■ INFORMATION PROVIDED
________________________________________

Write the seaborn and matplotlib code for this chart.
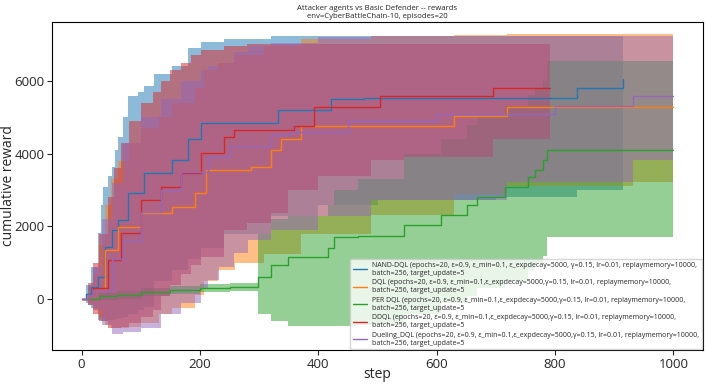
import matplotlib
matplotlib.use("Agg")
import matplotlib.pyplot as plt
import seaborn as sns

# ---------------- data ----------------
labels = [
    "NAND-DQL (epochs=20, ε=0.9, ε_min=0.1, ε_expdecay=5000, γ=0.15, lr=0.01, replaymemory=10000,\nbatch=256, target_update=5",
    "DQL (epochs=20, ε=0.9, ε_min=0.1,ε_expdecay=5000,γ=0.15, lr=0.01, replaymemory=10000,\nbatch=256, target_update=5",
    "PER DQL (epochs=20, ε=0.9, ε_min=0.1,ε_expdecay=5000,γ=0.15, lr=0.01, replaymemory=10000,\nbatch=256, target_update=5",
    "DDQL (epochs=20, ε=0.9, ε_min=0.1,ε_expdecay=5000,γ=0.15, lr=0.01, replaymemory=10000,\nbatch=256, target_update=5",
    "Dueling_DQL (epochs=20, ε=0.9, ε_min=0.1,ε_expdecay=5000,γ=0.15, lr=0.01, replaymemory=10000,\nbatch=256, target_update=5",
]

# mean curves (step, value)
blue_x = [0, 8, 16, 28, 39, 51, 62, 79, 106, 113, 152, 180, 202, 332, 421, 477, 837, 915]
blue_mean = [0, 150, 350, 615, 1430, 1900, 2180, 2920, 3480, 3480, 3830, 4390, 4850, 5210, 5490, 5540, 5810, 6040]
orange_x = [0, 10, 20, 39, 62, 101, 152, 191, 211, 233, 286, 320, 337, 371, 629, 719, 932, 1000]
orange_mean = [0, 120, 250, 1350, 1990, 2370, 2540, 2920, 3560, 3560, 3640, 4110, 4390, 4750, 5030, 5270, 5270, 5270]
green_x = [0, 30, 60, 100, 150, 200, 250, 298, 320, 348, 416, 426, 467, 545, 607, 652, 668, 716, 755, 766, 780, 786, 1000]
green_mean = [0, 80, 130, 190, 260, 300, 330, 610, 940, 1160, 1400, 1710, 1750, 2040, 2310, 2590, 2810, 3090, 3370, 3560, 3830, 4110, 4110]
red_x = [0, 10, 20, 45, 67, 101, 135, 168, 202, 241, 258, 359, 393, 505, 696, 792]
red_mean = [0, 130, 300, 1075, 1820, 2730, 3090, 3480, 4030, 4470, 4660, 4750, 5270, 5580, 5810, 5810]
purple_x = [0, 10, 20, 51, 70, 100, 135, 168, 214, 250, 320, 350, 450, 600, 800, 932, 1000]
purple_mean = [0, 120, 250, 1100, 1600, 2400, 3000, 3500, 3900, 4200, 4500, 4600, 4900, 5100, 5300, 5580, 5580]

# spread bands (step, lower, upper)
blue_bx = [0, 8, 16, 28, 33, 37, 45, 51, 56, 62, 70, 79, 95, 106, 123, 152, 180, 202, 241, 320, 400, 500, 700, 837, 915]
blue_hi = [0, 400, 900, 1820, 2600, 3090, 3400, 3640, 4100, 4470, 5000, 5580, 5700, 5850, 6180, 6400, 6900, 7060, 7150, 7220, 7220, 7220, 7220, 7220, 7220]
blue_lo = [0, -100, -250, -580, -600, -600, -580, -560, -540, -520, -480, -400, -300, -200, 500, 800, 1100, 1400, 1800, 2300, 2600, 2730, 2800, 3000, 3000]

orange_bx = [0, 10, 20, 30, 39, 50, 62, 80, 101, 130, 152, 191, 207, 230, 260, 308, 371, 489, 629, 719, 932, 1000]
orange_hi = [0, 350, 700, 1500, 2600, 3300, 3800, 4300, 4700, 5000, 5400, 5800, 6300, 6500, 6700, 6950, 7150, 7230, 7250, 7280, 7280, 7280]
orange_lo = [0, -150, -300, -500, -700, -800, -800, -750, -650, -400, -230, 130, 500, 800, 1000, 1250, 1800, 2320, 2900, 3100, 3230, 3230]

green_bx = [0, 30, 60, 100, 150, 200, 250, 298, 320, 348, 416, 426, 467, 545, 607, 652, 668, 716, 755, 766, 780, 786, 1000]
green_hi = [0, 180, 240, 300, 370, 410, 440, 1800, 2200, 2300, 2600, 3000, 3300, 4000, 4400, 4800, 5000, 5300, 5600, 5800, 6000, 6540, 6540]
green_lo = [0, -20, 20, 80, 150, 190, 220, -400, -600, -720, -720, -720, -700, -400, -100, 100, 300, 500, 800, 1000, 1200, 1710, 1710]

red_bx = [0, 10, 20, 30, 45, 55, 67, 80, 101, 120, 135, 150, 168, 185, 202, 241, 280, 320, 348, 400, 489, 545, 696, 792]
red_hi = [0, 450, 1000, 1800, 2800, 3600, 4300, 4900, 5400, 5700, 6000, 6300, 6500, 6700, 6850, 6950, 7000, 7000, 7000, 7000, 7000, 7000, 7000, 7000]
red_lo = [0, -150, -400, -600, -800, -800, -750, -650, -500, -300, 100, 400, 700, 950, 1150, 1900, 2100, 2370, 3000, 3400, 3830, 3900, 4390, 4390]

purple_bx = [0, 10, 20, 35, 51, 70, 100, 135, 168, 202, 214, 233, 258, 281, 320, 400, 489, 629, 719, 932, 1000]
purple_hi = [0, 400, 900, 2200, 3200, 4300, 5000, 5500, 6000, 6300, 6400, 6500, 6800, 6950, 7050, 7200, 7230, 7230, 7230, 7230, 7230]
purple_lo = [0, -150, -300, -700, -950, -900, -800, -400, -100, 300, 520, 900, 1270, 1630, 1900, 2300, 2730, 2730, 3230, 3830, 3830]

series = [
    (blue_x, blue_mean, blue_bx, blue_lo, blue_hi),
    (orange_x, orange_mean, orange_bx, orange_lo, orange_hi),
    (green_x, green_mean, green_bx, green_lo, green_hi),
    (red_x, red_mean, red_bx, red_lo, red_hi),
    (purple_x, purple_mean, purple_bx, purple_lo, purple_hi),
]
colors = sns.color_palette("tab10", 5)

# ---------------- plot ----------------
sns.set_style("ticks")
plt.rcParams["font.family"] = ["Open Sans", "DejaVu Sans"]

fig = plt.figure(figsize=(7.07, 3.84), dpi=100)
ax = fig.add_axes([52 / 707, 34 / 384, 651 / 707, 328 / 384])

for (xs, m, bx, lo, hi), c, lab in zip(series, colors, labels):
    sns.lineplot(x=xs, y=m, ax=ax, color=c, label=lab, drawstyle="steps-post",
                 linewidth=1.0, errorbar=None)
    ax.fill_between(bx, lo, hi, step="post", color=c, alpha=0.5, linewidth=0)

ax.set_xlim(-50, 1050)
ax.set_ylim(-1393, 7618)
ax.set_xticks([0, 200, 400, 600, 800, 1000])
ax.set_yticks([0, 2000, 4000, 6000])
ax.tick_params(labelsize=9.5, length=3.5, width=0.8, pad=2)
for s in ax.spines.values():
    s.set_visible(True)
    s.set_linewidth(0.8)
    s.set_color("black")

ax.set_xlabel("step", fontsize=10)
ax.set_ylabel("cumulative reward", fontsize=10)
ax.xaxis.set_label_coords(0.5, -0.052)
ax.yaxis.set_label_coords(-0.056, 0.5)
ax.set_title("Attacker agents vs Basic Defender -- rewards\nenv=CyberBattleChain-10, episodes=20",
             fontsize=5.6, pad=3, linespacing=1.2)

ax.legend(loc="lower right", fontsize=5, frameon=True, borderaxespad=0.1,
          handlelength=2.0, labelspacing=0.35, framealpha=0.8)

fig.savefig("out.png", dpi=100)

________________________________________

■ WHAT IS EXPECTED
Look for "matplotlib" and pull out every line that has it.

■ REPLY
Write the seaborn and matplotlib code for this chart.
import matplotlib
matplotlib.use("Agg")
import matplotlib.pyplot as plt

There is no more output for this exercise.